Quote the entries in full, character for character, without their images.
** Begin Recorded data **
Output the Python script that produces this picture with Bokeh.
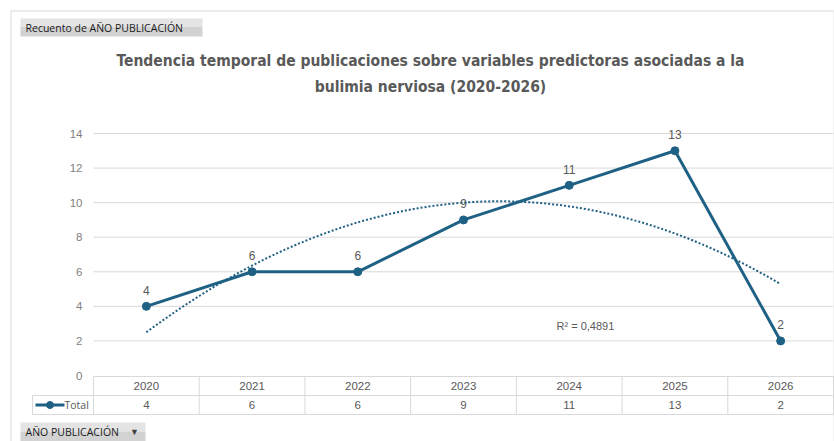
import numpy as np
from bokeh.plotting import figure
from bokeh.models import Range1d, ColumnDataSource
from bokeh.core.properties import value
from bokeh.embed import file_html
from bokeh.resources import INLINE

# ---- data ----
years = ["2020", "2021", "2022", "2023", "2024", "2025", "2026"]
counts = [4, 6, 6, 9, 11, 13, 2]
y_ticks = [0, 2, 4, 6, 8, 10, 12, 14]
title_lines = ["Tendencia temporal de publicaciones sobre variables predictoras asociadas a la",
               "bulimia nerviosa (2020-2026)"]
series_name = "Total"
field_button = "Recuento de AÑO PUBLICACIÓN"
axis_button = "AÑO PUBLICACIÓN"
r2_text = "R² = 0,4891"

# ---- page-pixel to data mapping (layout) ----
PX_LEFT, PX_RIGHT = 93.0, 833.0      # plot area horizontal extent (px)
PY_ZERO, PY_TOP = 375.0, 133.0       # y=0 and y=14 (px)
ncat = len(years)
sx = (PX_RIGHT - PX_LEFT) / ncat
sy = (PY_ZERO - PY_TOP) / 14.0

def xd(px):
    return (px - PX_LEFT) / sx + 0.5

def yd(py):
    return (PY_ZERO - py) / sy

W, H = 834, 441
p = figure(width=W, height=H, output_backend="svg", toolbar_location=None,
           x_range=Range1d(xd(0), xd(W)), y_range=Range1d(yd(H), yd(0)),
           x_axis_type=None, y_axis_type=None, min_border=0)
p.outline_line_color = None
p.grid.visible = False
p.background_fill_color = "white"
p.border_fill_color = "white"

FONT = value("Liberation Sans")
GRID = "#d9d9d9"
TXT = "#595959"
LINE = "#1f6184"

# outer chart border
p.segment(x0=[xd(10.5), xd(10.5)], y0=[yd(10.5), yd(10.5)],
          x1=[xd(10.5), xd(833.5)], y1=[yd(441), yd(10.5)],
          line_color="#d9d9d9", line_width=1)
p.segment(x0=[xd(833.5)], y0=[yd(10.5)], x1=[xd(833.5)], y1=[yd(441)],
          line_color="#e6e6e6", line_width=1)

# field button
p.quad(left=[xd(20)], right=[xd(202)], top=[yd(18)], bottom=[yd(26.5)],
       fill_color="#e4e4e4", line_color=None)
p.quad(left=[xd(20)], right=[xd(202)], top=[yd(26.5)], bottom=[yd(36)],
       fill_color="#d2d2d2", line_color=None)
p.text(x=[xd(25)], y=[yd(27)], text=[field_button], text_font=value("Open Sans"),
       text_font_size="10.5px", text_color="#1a1a1a", text_baseline="middle",
       text_align="left")

# title
p.text(x=[xd(430), xd(430)], y=[yd(60), yd(86)], text=title_lines,
       text_font=value("DejaVu Sans Condensed"), text_font_style="bold",
       text_font_size="15.5px", text_color=TXT, text_align="center",
       text_baseline="middle")

# gridlines
gt = [t for t in y_ticks if t > 0]
p.segment(x0=[0.5] * len(gt), x1=[ncat + 0.5] * len(gt), y0=gt, y1=gt,
          line_color=GRID, line_width=1)

# y tick labels
p.text(x=[xd(82)] * len(y_ticks), y=y_ticks, text=[str(t) for t in y_ticks],
       text_font=FONT, text_font_size="11.5px", text_color="#7f7f7f",
       text_align="right", text_baseline="middle")

# data table
xc = np.arange(1, ncat + 1)
row_top, row_mid, row_bot = yd(376), yd(395), yd(414)
tbl_left = xd(32)
p.segment(x0=[0.5, tbl_left, tbl_left], x1=[ncat + 0.5] * 3,
          y0=[row_top, row_mid, row_bot], y1=[row_top, row_mid, row_bot],
          line_color=GRID, line_width=1)
vx = list(np.arange(0.5, ncat + 1.0, 1.0))
p.segment(x0=vx, x1=vx, y0=[row_top] * len(vx), y1=[row_bot] * len(vx),
          line_color=GRID, line_width=1)
p.segment(x0=[tbl_left], x1=[tbl_left], y0=[row_mid], y1=[row_bot],
          line_color=GRID, line_width=1)
p.text(x=xc, y=[(row_top + row_mid) / 2] * ncat, text=years, text_font=FONT,
       text_font_size="11.5px", text_color=TXT, text_align="center",
       text_baseline="middle")
p.text(x=xc, y=[(row_mid + row_bot) / 2] * ncat, text=[str(c) for c in counts],
       text_font=FONT, text_font_size="11.5px", text_color=TXT, text_align="center",
       text_baseline="middle")
ym = (row_mid + row_bot) / 2
p.line(x=[xd(35), xd(64)], y=[ym, ym], line_color=LINE, line_width=3)
p.scatter(x=[xd(49.5)], y=[ym], size=7, fill_color=LINE, line_color=LINE)
p.text(x=[xd(64)], y=[ym], text=[series_name], text_font=value("Open Sans"),
       text_font_size="10.5px", text_color=TXT, text_align="left",
       text_baseline="middle")

# polynomial trendline (order 2) fitted to the data
coef = np.polyfit(xc, counts, 2)
xt = np.linspace(1, ncat, 120)
p.line(x=xt, y=np.polyval(coef, xt), line_color=LINE, line_width=2,
       line_dash="2 2")

# series line
src = ColumnDataSource(dict(x=xc, y=counts, lab=[str(c) for c in counts]))
p.line(x="x", y="y", source=src, line_color=LINE, line_width=3)
p.scatter(x="x", y="y", source=src, size=8, fill_color=LINE, line_color=LINE)
p.text(x="x", y="y", text="lab", source=src, text_font=FONT, text_font_size="12px",
       text_color=TXT, text_align="center", text_baseline="middle", y_offset=-16)

# R² label
p.text(x=[xd(556)], y=[yd(325)], text=[r2_text], text_font=FONT,
       text_font_size="11px", text_color=TXT, text_align="left",
       text_baseline="middle")

# axis field button
p.quad(left=[xd(20)], right=[xd(145)], top=[yd(422)], bottom=[yd(431)],
       fill_color="#e4e4e4", line_color=None)
p.quad(left=[xd(20)], right=[xd(145)], top=[yd(431)], bottom=[yd(441)],
       fill_color="#d2d2d2", line_color=None)
p.text(x=[xd(25)], y=[yd(431)], text=[axis_button], text_font=value("Open Sans"),
       text_font_size="10.5px", text_color="#1a1a1a", text_baseline="middle",
       text_align="left")
p.text(x=[xd(134)], y=[yd(431)], text=["▼"], text_font=FONT,
       text_font_size="9px", text_color="#404040", text_baseline="middle",
       text_align="center")

open("out.html", "w").write(file_html(p, INLINE))
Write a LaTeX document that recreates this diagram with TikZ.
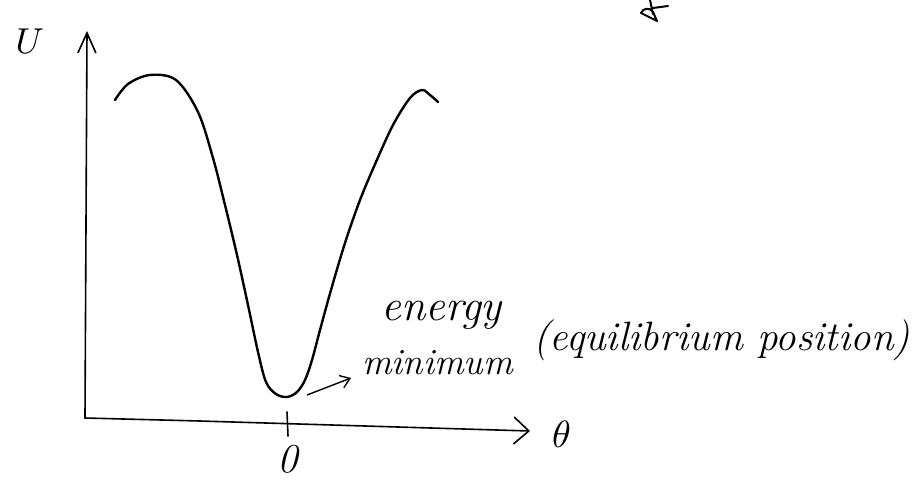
** End Recorded data **
Full answer —
Output the Python script that produces this picture with Bokeh.
import numpy as np
from bokeh.plotting import figure
from bokeh.models import Range1d, ColumnDataSource
from bokeh.core.properties import value
from bokeh.embed import file_html
from bokeh.resources import INLINE

# ---- data ----
years = ["2020", "2021", "2022", "2023", "2024", "2025", "2026"]
counts = [4, 6, 6, 9, 11, 13, 2]
y_ticks = [0, 2, 4, 6, 8, 10, 12, 14]
title_lines = ["Tendencia temporal de publicaciones sobre variables predictoras asociadas a la",
               "bulimia nerviosa (2020-2026)"]
series_name = "Total"
field_button = "Recuento de AÑO PUBLICACIÓN"
axis_button = "AÑO PUBLICACIÓN"
r2_text = "R² = 0,4891"

# ---- page-pixel to data mapping (layout) ----
PX_LEFT, PX_RIGHT = 93.0, 833.0      # plot area horizontal extent (px)
PY_ZERO, PY_TOP = 375.0, 133.0       # y=0 and y=14 (px)
ncat = len(years)
sx = (PX_RIGHT - PX_LEFT) / ncat
sy = (PY_ZERO - PY_TOP) / 14.0

def xd(px):
    return (px - PX_LEFT) / sx + 0.5

def yd(py):
    return (PY_ZERO - py) / sy

W, H = 834, 441
p = figure(width=W, height=H, output_backend="svg", toolbar_location=None,
           x_range=Range1d(xd(0), xd(W)), y_range=Range1d(yd(H), yd(0)),
           x_axis_type=None, y_axis_type=None, min_border=0)
p.outline_line_color = None
p.grid.visible = False
p.background_fill_color = "white"
p.border_fill_color = "white"

FONT = value("Liberation Sans")
GRID = "#d9d9d9"
TXT = "#595959"
LINE = "#1f6184"

# outer chart border
p.segment(x0=[xd(10.5), xd(10.5)], y0=[yd(10.5), yd(10.5)],
          x1=[xd(10.5), xd(833.5)], y1=[yd(441), yd(10.5)],
          line_color="#d9d9d9", line_width=1)
p.segment(x0=[xd(833.5)], y0=[yd(10.5)], x1=[xd(833.5)], y1=[yd(441)],
          line_color="#e6e6e6", line_width=1)

# field button
p.quad(left=[xd(20)], right=[xd(202)], top=[yd(18)], bottom=[yd(26.5)],
       fill_color="#e4e4e4", line_color=None)
p.quad(left=[xd(20)], right=[xd(202)], top=[yd(26.5)], bottom=[yd(36)],
       fill_color="#d2d2d2", line_color=None)
p.text(x=[xd(25)], y=[yd(27)], text=[field_button], text_font=value("Open Sans"),
       text_font_size="10.5px", text_color="#1a1a1a", text_baseline="middle",
       text_align="left")

# title
p.text(x=[xd(430), xd(430)], y=[yd(60), yd(86)], text=title_lines,
       text_font=value("DejaVu Sans Condensed"), text_font_style="bold",
       text_font_size="15.5px", text_color=TXT, text_align="center",
       text_baseline="middle")

# gridlines
gt = [t for t in y_ticks if t > 0]
p.segment(x0=[0.5] * len(gt), x1=[ncat + 0.5] * len(gt), y0=gt, y1=gt,
          line_color=GRID, line_width=1)

# y tick labels
p.text(x=[xd(82)] * len(y_ticks), y=y_ticks, text=[str(t) for t in y_ticks],
       text_font=FONT, text_font_size="11.5px", text_color="#7f7f7f",
       text_align="right", text_baseline="middle")

# data table
xc = np.arange(1, ncat + 1)
row_top, row_mid, row_bot = yd(376), yd(395), yd(414)
tbl_left = xd(32)
p.segment(x0=[0.5, tbl_left, tbl_left], x1=[ncat + 0.5] * 3,
          y0=[row_top, row_mid, row_bot], y1=[row_top, row_mid, row_bot],
          line_color=GRID, line_width=1)
vx = list(np.arange(0.5, ncat + 1.0, 1.0))
p.segment(x0=vx, x1=vx, y0=[row_top] * len(vx), y1=[row_bot] * len(vx),
          line_color=GRID, line_width=1)
p.segment(x0=[tbl_left], x1=[tbl_left], y0=[row_mid], y1=[row_bot],
          line_color=GRID, line_width=1)
p.text(x=xc, y=[(row_top + row_mid) / 2] * ncat, text=years, text_font=FONT,
       text_font_size="11.5px", text_color=TXT, text_align="center",
       text_baseline="middle")
p.text(x=xc, y=[(row_mid + row_bot) / 2] * ncat, text=[str(c) for c in counts],
       text_font=FONT, text_font_size="11.5px", text_color=TXT, text_align="center",
       text_baseline="middle")
ym = (row_mid + row_bot) / 2
p.line(x=[xd(35), xd(64)], y=[ym, ym], line_color=LINE, line_width=3)
p.scatter(x=[xd(49.5)], y=[ym], size=7, fill_color=LINE, line_color=LINE)
p.text(x=[xd(64)], y=[ym], text=[series_name], text_font=value("Open Sans"),
       text_font_size="10.5px", text_color=TXT, text_align="left",
       text_baseline="middle")

# polynomial trendline (order 2) fitted to the data
coef = np.polyfit(xc, counts, 2)
xt = np.linspace(1, ncat, 120)
p.line(x=xt, y=np.polyval(coef, xt), line_color=LINE, line_width=2,
       line_dash="2 2")

# series line
src = ColumnDataSource(dict(x=xc, y=counts, lab=[str(c) for c in counts]))
p.line(x="x", y="y", source=src, line_color=LINE, line_width=3)
p.scatter(x="x", y="y", source=src, size=8, fill_color=LINE, line_color=LINE)
p.text(x="x", y="y", text="lab", source=src, text_font=FONT, text_font_size="12px",
       text_color=TXT, text_align="center", text_baseline="middle", y_offset=-16)

# R² label
p.text(x=[xd(556)], y=[yd(325)], text=[r2_text], text_font=FONT,
       text_font_size="11px", text_color=TXT, text_align="left",
       text_baseline="middle")

# axis field button
p.quad(left=[xd(20)], right=[xd(145)], top=[yd(422)], bottom=[yd(431)],
       fill_color="#e4e4e4", line_color=None)
p.quad(left=[xd(20)], right=[xd(145)], top=[yd(431)], bottom=[yd(441)],
       fill_color="#d2d2d2", line_color=None)
p.text(x=[xd(25)], y=[yd(431)], text=[axis_button], text_font=value("Open Sans"),
       text_font_size="10.5px", text_color="#1a1a1a", text_baseline="middle",
       text_align="left")
p.text(x=[xd(134)], y=[yd(431)], text=["▼"], text_font=FONT,
       text_font_size="9px", text_color="#404040", text_baseline="middle",
       text_align="center")

open("out.html", "w").write(file_html(p, INLINE))
Write a LaTeX document that recreates this diagram with TikZ.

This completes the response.